# Task requirements:
Restate, exactly and without pictures, the lines from the start of the listing below through the line holding "y_ticks = [0.02, 0.04, 0.06, 0.08, 0.10, 0.12, 0.14, 0.16, 0.18]".

# Information provided:
»»

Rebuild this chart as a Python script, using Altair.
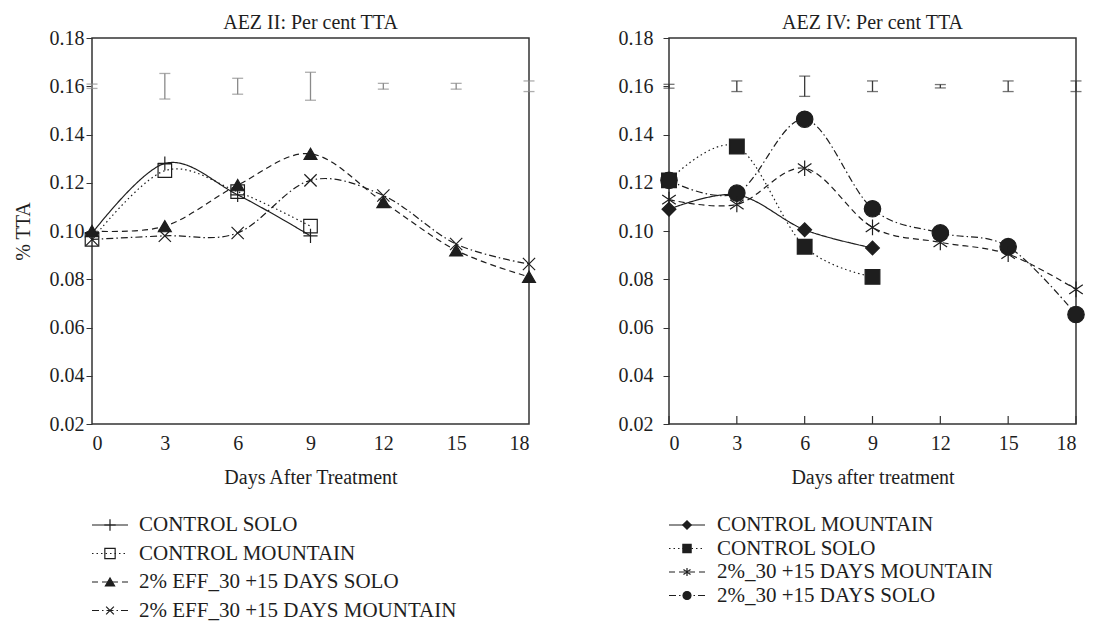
import altair as alt
import pandas as pd

FONT = "Liberation Serif"
INK = "#1e1e1e"

days = [0, 3, 6, 9, 12, 15, 18]
y_ticks = [0.02, 0.04, 0.06, 0.08, 0.10, 0.12, 0.14, 0.16, 0.18]

# ---------------- AEZ II ----------------
aez2_names = ["CONTROL SOLO", "CONTROL MOUNTAIN",
              "2% EFF_30 +15 DAYS SOLO", "2% EFF_30 +15 DAYS MOUNTAIN"]
aez2_control_solo = [0.099, 0.128, 0.115, 0.098]
aez2_control_mountain = [0.0965, 0.125, 0.1163, 0.102]
aez2_eff_solo = [0.100, 0.102, 0.119, 0.132, 0.112, 0.092, 0.081]
aez2_eff_mountain = [0.0965, 0.098, 0.0992, 0.121, 0.1147, 0.0946, 0.0863]
aez2_err_mid = [0.160, 0.160, 0.160, 0.160, 0.160, 0.160, 0.160]
aez2_err_half = [0.0009, 0.0053, 0.0033, 0.0058, 0.0012, 0.0012, 0.0022]
aez2_draw_order = [0, 1, 3, 2]

# ---------------- AEZ IV ----------------
aez4_names = ["CONTROL MOUNTAIN", "CONTROL SOLO",
              "2%_30 +15 DAYS MOUNTAIN", "2%_30 +15 DAYS SOLO"]
aez4_control_mountain = [0.109, 0.115, 0.1005, 0.093]
aez4_control_solo = [0.121, 0.135, 0.0935, 0.081]
aez4_mountain = [0.113, 0.111, 0.126, 0.1015, 0.0953, 0.0904, 0.0758]
aez4_solo = [0.121, 0.1157, 0.1463, 0.1092, 0.0992, 0.0935, 0.0654]
aez4_err_mid = [0.160, 0.160, 0.160, 0.160, 0.160, 0.160, 0.160]
aez4_err_half = [0.0008, 0.0022, 0.0042, 0.0022, 0.0007, 0.0022, 0.0022]
aez4_draw_order = [0, 3, 2, 1]

PLUS = "M-1,0L1,0M0,-1L0,1"
XMARK = "M-1,-1L1,1M-1,1L1,-1"
ASTER = "M0,-1L0,1M-0.87,-0.6L0.87,0.6M-0.87,0.6L0.87,-0.6"

DASH_SOLID = [1, 0]
DASH_DOT = [1.5, 3]
DASH_DASH = [6, 4]
DASH_DASHDOT = [7, 3, 1.5, 3]


def series_df(names, values_list, draw_order):
    rows = []
    for n, vals, z in zip(names, values_list, draw_order):
        for d, v in zip(days, vals):
            rows.append({"series": n, "day": d, "tta": v, "z": z})
    return pd.DataFrame(rows)


def panel(names, values, draw_order, err_mid, err_half, dashes, shapes, fills, sizes,
          leg_sizes, err_color, width, height, title, ytitle, xtitle,
          inward, y_label_pad, row_gap, leg_height, leg_text_x):
    df = series_df(names, values, draw_order)
    edf = pd.DataFrame({
        "day": days,
        "lo": [m - h for m, h in zip(err_mid, err_half)],
        "hi": [m + h for m, h in zip(err_mid, err_half)],
    })
    xs = alt.Scale(domain=[0, 18], nice=False, zero=False)
    ys = alt.Scale(domain=[0.02, 0.18], nice=False, zero=False)
    x_axis = alt.Axis(values=days, title=xtitle, ticks=False, labelPadding=9,
                      titlePadding=14, format="d", domain=False)
    yaxis_kw = dict(values=y_ticks, format=".2f", tickSize=6,
                    labelPadding=y_label_pad, domain=False)
    if ytitle:
        y_axis = alt.Axis(title=ytitle, titlePadding=16, **yaxis_kw)
    else:
        y_axis = alt.Axis(title=None, **yaxis_kw)

    dash_enc = alt.StrokeDash("series:N", scale=alt.Scale(domain=names, range=dashes), legend=None)
    shape_enc = alt.Shape("series:N", scale=alt.Scale(domain=names, range=shapes), legend=None)
    fill_enc = alt.Fill("series:N", scale=alt.Scale(domain=names, range=fills), legend=None)

    lines = alt.Chart(df).mark_line(interpolate="cardinal", color=INK, strokeWidth=1.2).encode(
        x=alt.X("day:Q", scale=xs, axis=x_axis),
        y=alt.Y("tta:Q", scale=ys, axis=y_axis),
        strokeDash=dash_enc,
        detail="series:N",
    )
    pts = alt.Chart(df).mark_point(stroke=INK, strokeWidth=1.2, opacity=1).encode(
        x=alt.X("day:Q", scale=xs),
        y=alt.Y("tta:Q", scale=ys),
        shape=shape_enc,
        fill=fill_enc,
        size=alt.Size("series:N", scale=alt.Scale(domain=names, range=sizes), legend=None),
        order=alt.Order("z:Q"),
    )
    err_rule = alt.Chart(edf).mark_rule(color=err_color, strokeWidth=1.3).encode(
        x=alt.X("day:Q", scale=xs), y=alt.Y("lo:Q", scale=ys), y2="hi:Q")
    cap_lo = alt.Chart(edf).mark_tick(color=err_color, orient="horizontal", size=11, thickness=1.3).encode(
        x=alt.X("day:Q", scale=xs), y=alt.Y("lo:Q", scale=ys))
    cap_hi = alt.Chart(edf).mark_tick(color=err_color, orient="horizontal", size=11, thickness=1.3).encode(
        x=alt.X("day:Q", scale=xs), y=alt.Y("hi:Q", scale=ys))
    layers = [err_rule, cap_lo, cap_hi, lines, pts]
    if inward:
        tdf = pd.DataFrame({"day": days})
        tick_marks = alt.Chart(tdf).mark_rule(color="#333", strokeWidth=1.2).encode(
            x=alt.X("day:Q", scale=xs), y=alt.value(height), y2=alt.value(height - 8))
        layers.append(tick_marks)
    plot = alt.layer(*layers).properties(
        width=width, height=height,
        title=alt.TitleParams(title, font=FONT, fontSize=20, fontWeight="normal",
                              color=INK, anchor="middle", offset=-5),
    )

    ldf = pd.DataFrame({"series": names, "row": list(range(len(names)))})
    top = 14.0
    dmin = -top / row_gap
    dmax = (leg_height - top) / row_gap
    ly = alt.Y("row:Q", axis=None, scale=alt.Scale(domain=[dmin, dmax], reverse=True, nice=False, zero=False))
    l_rule = alt.Chart(ldf).mark_rule(color=INK, strokeWidth=1.2).encode(
        x=alt.value(0), x2=alt.value(36), y=ly,
        strokeDash=alt.StrokeDash("series:N", scale=alt.Scale(domain=names, range=dashes), legend=None))
    l_pts = alt.Chart(ldf).mark_point(stroke=INK, strokeWidth=1.2, opacity=1).encode(
        x=alt.value(18), y=ly,
        shape=alt.Shape("series:N", scale=alt.Scale(domain=names, range=shapes), legend=None),
        fill=alt.Fill("series:N", scale=alt.Scale(domain=names, range=fills), legend=None),
        size=alt.Size("series:N", scale=alt.Scale(domain=names, range=leg_sizes), legend=None))
    l_txt = alt.Chart(ldf).mark_text(align="left", baseline="middle", font=FONT, fontSize=21, color=INK).encode(
        x=alt.value(leg_text_x), y=ly, text="series:N")
    legend = alt.layer(l_rule, l_pts, l_txt).properties(
        width=width, height=leg_height,
        view=alt.ViewBackground(stroke="transparent"))
    return alt.vconcat(plot, legend, spacing=22).resolve_scale(size="independent")


left = panel(
    aez2_names,
    [aez2_control_solo, aez2_control_mountain, aez2_eff_solo, aez2_eff_mountain],
    aez2_draw_order,
    aez2_err_mid, aez2_err_half,
    [DASH_SOLID, DASH_DOT, DASH_DASH, DASH_DASHDOT],
    [PLUS, "square", "triangle-up", XMARK],
    ["transparent", "transparent", INK, "transparent"],
    [200, 150, 170, 150],
    [130, 60, 60, 80],
    "#8a8a8a", 437, 386, "AEZ II: Per cent TTA", "% TTA", "Days After Treatment",
    False, 2, 28.5, 106, 47,
)
right = panel(
    aez4_names,
    [aez4_control_mountain, aez4_control_solo, aez4_mountain, aez4_solo],
    aez4_draw_order,
    aez4_err_mid, aez4_err_half,
    [DASH_SOLID, DASH_DOT, DASH_DASH, DASH_DASHDOT],
    ["diamond", "square", ASTER, "circle"],
    [INK, INK, "transparent", INK],
    [190, 270, 290, 290],
    [70, 64, 90, 90],
    "#3a3a3a", 407, 386, "AEZ IV: Per cent TTA", None, "Days after treatment",
    True, 10, 23.5, 94, 48,
)

chart = alt.hconcat(left, right, spacing=78).resolve_scale(
    shape="independent", fill="independent", strokeDash="independent", size="independent"
).properties(
    padding={"left": 12, "top": 12, "right": 0, "bottom": 0}
).configure_view(
    stroke="#333", strokeWidth=1.5
).configure_axis(
    labelFont=FONT, titleFont=FONT, labelFontSize=20, titleFontSize=20,
    labelColor=INK, titleColor=INK, titleFontWeight="normal",
    tickColor="#333", grid=False,
)

chart.save("out.html", embed_options={"renderer": "svg", "actions": False})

««

# Output:
Rebuild this chart as a Python script, using Altair.
import altair as alt
import pandas as pd

FONT = "Liberation Serif"
INK = "#1e1e1e"

days = [0, 3, 6, 9, 12, 15, 18]
y_ticks = [0.02, 0.04, 0.06, 0.08, 0.10, 0.12, 0.14, 0.16, 0.18]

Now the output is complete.